Михаил Михайлович Шапшал был родом из Крыма и происходил из бедной караимской семьи. Совсем молодым, он кое-как добрался до Петербурга и попытался устроиться. Чем он только ни занимался в то время: торговал папиросами, служил, мотался по разным мелким поручениям и делам. Словом, ему было очень трудно. Природный ум, хорошая смекалка и большая ловкость помогли ему выбраться в люди и встать на ноги. Лошади, которые впоследствии играли такую решающую роль в его жизни, помогли ему выдвинуться и дали возможность заработать первую копейку. Он покупал бракованных и отбойных лошадей, подлечивал, приводил в порядок, затем продавал. Встав немного на ноги, он пробрался на бег, начал присматриваться к этому делу, завел кое-какие знакомства, купил удачно рысачка, кое-что выиграл – и дело пошло. Конечно, нужда часто стучалась к нему в ворота, но он был уже на ногах, имел посетительский билет в членскую ложу и из Муссы превратился в Михаила Михайловича. Мало-помалу он стал завязывать в Петербурге знакомства и завоевывать симпатии, и этак лет через семь после первого появления на бегу был избран в члены-соревнователи. За несколько лет до покупки Крепыша, Шапшал выехал из Петербурга и поселился в Москве. Он снял небольшой домик на втором дворе дачи Малютина. Крохотный домик с маленькой передней, гостиной, крохотной спальней и кухней. Шапшал не был избалован жизнью, холост и в лучшем помещении не нуждался. Убранство домика было скромно, но везде царила поразительная чистота, к которой восточные люди так требовательны и привычны. Гостиная имела восточный ковер, красные занавески, того же цвета мягкие оттоманки и две-три полки с медной посудой татарского происхождения. Заходили и бывали у Шапшала самые разнообразные люди; иногда он приглашал на чай с восточными сладостями, говорили о текущих делах и слушали рассказы Шапшала о его необыкновенных приключениях в молодости.
Шапшал был небольшого роста, некрасивый и довольно энергичный человек с умными глазами и большими, точнее, густыми усами. Он не получил никакого воспитания и образования и часто говорил многим охотникам самые непозволительные дерзости. Его боялись, но с ним считались: он был уже действительным членом Московского бегового общества и мог в собрании, когда горячился или волновался, наговорить самых невероятных вещей.
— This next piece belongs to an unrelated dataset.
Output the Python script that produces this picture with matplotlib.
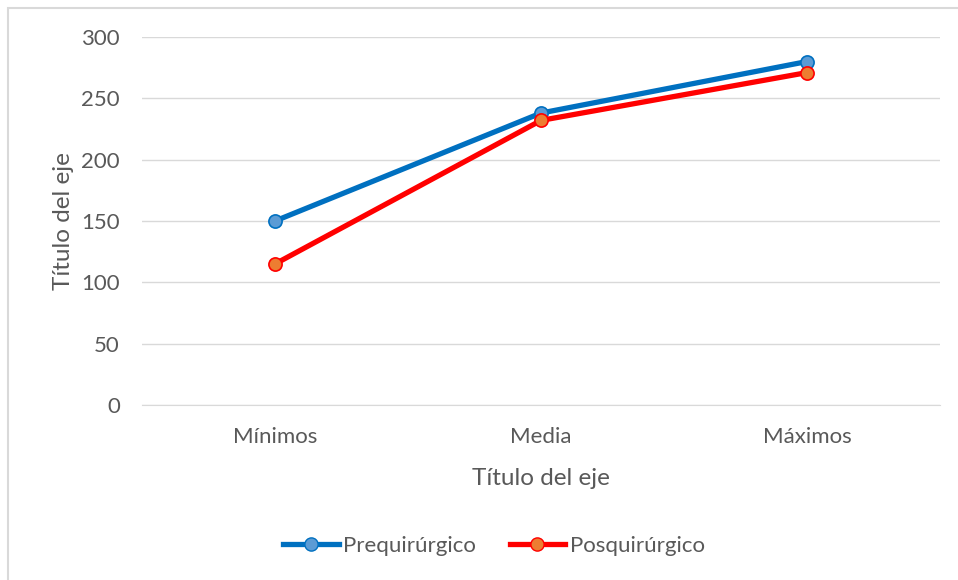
import matplotlib.pyplot as plt
from matplotlib.patches import Rectangle
from matplotlib.lines import Line2D

categorias = ['Mínimos', 'Media', 'Máximos']
prequirurgico = [150, 238, 280]
posquirurgico = [115, 232, 271]

plt.rcParams['font.family'] = ['Lato', 'DejaVu Sans']
gris = '#595959'

fig = plt.figure(figsize=(9.58, 5.8), dpi=100)
ax = fig.add_axes([142 / 958, 175 / 580, 798 / 958, 368 / 580])

# marco del gráfico (sólo se ven los bordes izquierdo y superior)
fig.patches.append(Rectangle((8 / 958, -0.2), 1.2, 1.2 - 8 / 580, transform=fig.transFigure,
                             fill=False, edgecolor='#D9D9D9', linewidth=1.5))

x = range(len(categorias))
ax.plot(x, prequirurgico, color='#0070C0', linewidth=3.8, marker='o', markersize=9.5,
        markerfacecolor='#5B9BD5', markeredgecolor='#0070C0', markeredgewidth=1.2,
        solid_capstyle='round', zorder=3)
ax.plot(x, posquirurgico, color='#FF0000', linewidth=3.8, marker='o', markersize=9.5,
        markerfacecolor='#ED7D31', markeredgecolor='#FF0000', markeredgewidth=1.2,
        solid_capstyle='round', zorder=4)

ax.set_xlim(-0.5, 2.5)
ax.set_ylim(0, 300)
ax.set_yticks(range(0, 301, 50))
ax.set_xticks(list(x))
ax.set_xticklabels(categorias)
ax.grid(axis='y', color='#D9D9D9', linewidth=1)
ax.set_axisbelow(True)
for s in ax.spines.values():
    s.set_visible(False)
ax.spines['bottom'].set_visible(True)
ax.spines['bottom'].set_color('#D9D9D9')
ax.tick_params(length=0, labelsize=16, colors=gris, pad=16)
ax.tick_params(axis='x', pad=16)

ax.set_xlabel('Título del eje', fontsize=17.5, color=gris, labelpad=15)
ax.set_ylabel('Título del eje', fontsize=17.5, color=gris, labelpad=5)

handles = [
    Line2D([], [], color='#0070C0', linewidth=3.8, marker='o', markersize=9.5,
           markerfacecolor='#5B9BD5', markeredgecolor='#0070C0'),
    Line2D([], [], color='#FF0000', linewidth=3.8, marker='o', markersize=9.5,
           markerfacecolor='#ED7D31', markeredgecolor='#FF0000'),
]
leg = fig.legend(handles, ['Prequirúrgico', 'Posquirúrgico'], loc='center',
                 bbox_to_anchor=(494 / 958, 1 - 546 / 580), ncol=2, frameon=False,
                 fontsize=16, handlelength=2.5, handletextpad=0.2, columnspacing=1.5)
for t in leg.get_texts():
    t.set_color(gris)

fig.savefig('out.png', dpi=100)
Несмотря на то, что он всю жизнь прожил в Петербурге и Москве, Шапшал так и не научился правильно изъясняться по-русски, а писал так, что лишь с трудом можно было прочесть его фамилию, не говоря уж о содержании. Иметь с ним дело было чрезвычайно трудно, так как он высоко ценил своих лошадей, забывал то, что обещал, или неверно уяснял себе смысл договора, а отсюда иногда после его покупок и продаж возникали недоразумения.
Само собой разумеется, имя Шапшала самым тесным образом связано с именем Крепыша. Шапшал обладал каким-то особым, чисто собачьим нюхом распознать и выискать резвую лошадь. Откуда он их только не добывал: из города, из брака призовых конюшен, из ставки барышника – словом, он искал везде, умел найти и редко ошибался. Кроме нюха и счастья, помогали знания, приобретенные упорной работой, но счастье играло не последнюю роль в судьбе этого человека. Ведь надо же было именно Шапшалу купить великого Крепыша, хотя эту исключительную лошадь предлагали многим охотникам!
Родился Крепыш в заводе Афанасьева. Все было примитивно в том заводе. Постройки, отчасти приспособленные из овечьих кошар, были скромны и убоги, конюшни давно требовали ремонта. Молодняк работали в каких-то допотопных дрожках, сбруя была простая, но крепкая. Летом на хуторе был простор, здоровый воздух степей, росли целебные травы. Табунам ходить было вольготно, такие выпасы, какие были у Афанасьева, встречались не во многих заводах. Кормил своих лошадей Афанасьев только относительно хорошо. Зимой кобыл держали просто: давали много мякины, яровой соломы, замешивали мучицу, но овсом маток не баловали. Разве особенно любимых кобыл и старух поддерживали овсом. Сено также было на учете, ибо на хуторе было много овец, а им к весне требуется сено. Лошадей, предназначенных на продажу, кормили более сытно и давали больше овса и сена, но тоже не без расчета. Даже производители при виде овса выражали необузданную радость. И вот этих-то довольно скромных, хотя и здоровых условий оказалось довольно, чтобы родился Крепыш! Примитивно заезженный, примитивно работанный, не всегда правильно и достаточно накормленный рос на хуторе Афанасьева будущий великий рекордист!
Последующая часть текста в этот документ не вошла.